Andrea Lilienthal is a visual artist who grew up in the San Francisco Bay Area and now lives and works in Brooklyn, NY. She has had a one-person yearlong outdoor site-specific installation at the Katonah Museum of Art in Katonah, NY, entitled Six Ladders in 2013-14. In 2015 her outdoor sculptural installation TipTop began its yearlong run at the Helen Day Art Center in Stowe, Vermont. Most recently she has shown at Kingsborough Community College in Brooklyn, a two-person show at Mountain Fold Gallery in New York City, and a group show at Worcester State College. She has curated numerous exhibitions and has been asked to curate shows at the Rotunda Gallery in Brooklyn and The Hudson River Museum in Yonkers, NY. She taught art and art history for ten years at Pace University and Fairleigh Dickinson University. 

 

Robert Petrick

Robert Petrick presents an installation that challenges perception entitled ART/LIFE in On the Wall. Alongside his work in nonobjective painting, Petrick has always been intrigued with words and letters in art and as an intrinsic artform itself. ART/LIFE is his latest effort in the form of “psychopoetic” word and illusion, illustrating words that are not always what they seem.  

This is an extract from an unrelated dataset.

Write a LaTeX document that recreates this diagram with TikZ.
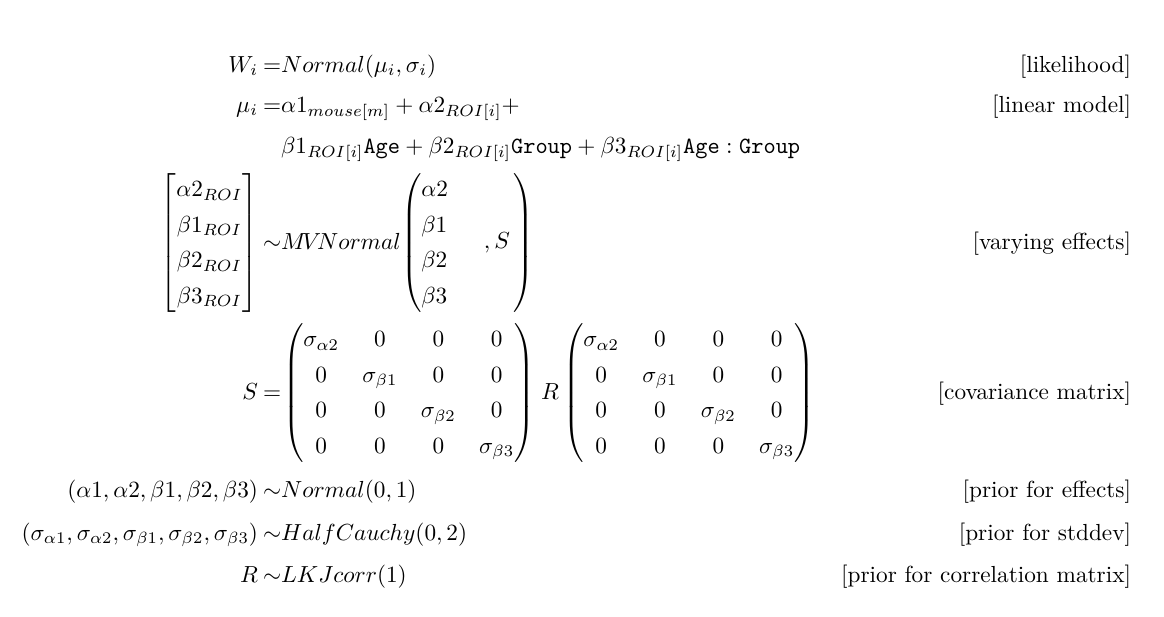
\documentclass[tikz,border=0pt]{standalone}
\usepackage{amsmath}
\usepackage{tikz}
\renewcommand{\arraystretch}{1.27}

\begin{document}
\begin{tikzpicture}[x=0.43pt, y=-0.43pt]
    \tikzstyle{every node}=[inner sep=0pt, outer sep=0pt]
    \tikzstyle{eqleft} = [anchor=base east]
    \tikzstyle{eqright} = [anchor=base west]
    \tikzstyle{eqtag} = [anchor=base east]
    \tikzstyle{mat} = [anchor=west]
    \useasboundingbox (0,0) rectangle (1164,616);
    % likelihood and linear model
    \node[eqleft] (Wi) at (258,72) {$W_i$};
    \node[eqright] (lik) at (263,72) {${=}Normal(\mu_i,\sigma_i)$};
    \node[eqleft] (mui) at (258,112) {$\mu_i$};
    \node[eqright] (lin1) at (263,112) {${=}\alpha1_{mouse[m]} + \alpha2_{ROI[i]}+$};
    \node[eqright] (lin2) at (281,153) {$\beta1_{ROI[i]}\texttt{Age} + \beta2_{ROI[i]}\texttt{Group} + \beta3_{ROI[i]}\texttt{Age}:\texttt{Group}$};
    % varying effects
    \node[mat, anchor=east] (effvec) at (258,243) {$\begin{bmatrix}\alpha2_{ROI}\\ \beta1_{ROI}\\ \beta2_{ROI}\\ \beta3_{ROI}\end{bmatrix}$};
    \node[eqright] (mvn) at (263,249) {${\sim}M\!V\!Normal$};
    \node[mat] (mvmean) at (401,243) {$\begin{pmatrix}\begin{array}{@{}l@{}}\alpha2\\ \beta1\\ \beta2\\ \beta3\end{array} & \hspace{5.5pt},S\,\end{pmatrix}$};
    % covariance matrix
    \node[eqleft] (S) at (258,399) {$S$};
    \node[eqright] (eqS) at (263,399) {${=}$};
    \node[mat] (Smat) at (283,393) {$\begin{pmatrix}\sigma_{\alpha2}&0&0&0\\ 0&\sigma_{\beta1}&0&0\\ 0&0&\sigma_{\beta2}&0\\ 0&0&0&\sigma_{\beta3}\end{pmatrix}$};
    \node[eqright] (R) at (541,399) {$R$};
    \node[mat] (Rmat) at (563,393) {$\begin{pmatrix}\sigma_{\alpha2}&0&0&0\\ 0&\sigma_{\beta1}&0&0\\ 0&0&\sigma_{\beta2}&0\\ 0&0&0&\sigma_{\beta3}\end{pmatrix}$};
    % priors
    \node[eqleft] (effs) at (258,497) {$(\alpha1,\alpha2,\beta1,\beta2,\beta3)$};
    \node[eqright] (effprior) at (263,497) {${\sim}Normal(0,1)$};
    \node[eqleft] (sigs) at (258,540) {$(\sigma_{\alpha1},\sigma_{\alpha2},\sigma_{\beta1},\sigma_{\beta2},\sigma_{\beta3})$};
    \node[eqright] (sigprior) at (263,540) {${\sim}HalfCauchy(0,2)$};
    \node[eqleft] (Rcorr) at (258,582) {$R$};
    \node[eqright] (Rprior) at (263,582) {${\sim}LKJcorr(1)$};
    % tags
    \foreach \y/\t in {72/likelihood, 112/linear model, 249/varying effects, 399/covariance matrix, 497/prior for effects, 540/prior for stddev, 582/prior for correlation matrix}
        \node[eqtag] (tag\y) at (1131,\y) {[\t]};
\end{tikzpicture}
\end{document}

zRobert Petrick is an American artist born in 1945. He was self-taught, though attended the Tyler School of Art in Pennsylvania on a high school scholarship. In 1983, he moved to New York and has focused primarily on developing a painting vernacular strongly rooted in the New York School of Conceptual Abstraction and avant garde music. For more than 45 years Petrick has been consistently pushing the medium of painting.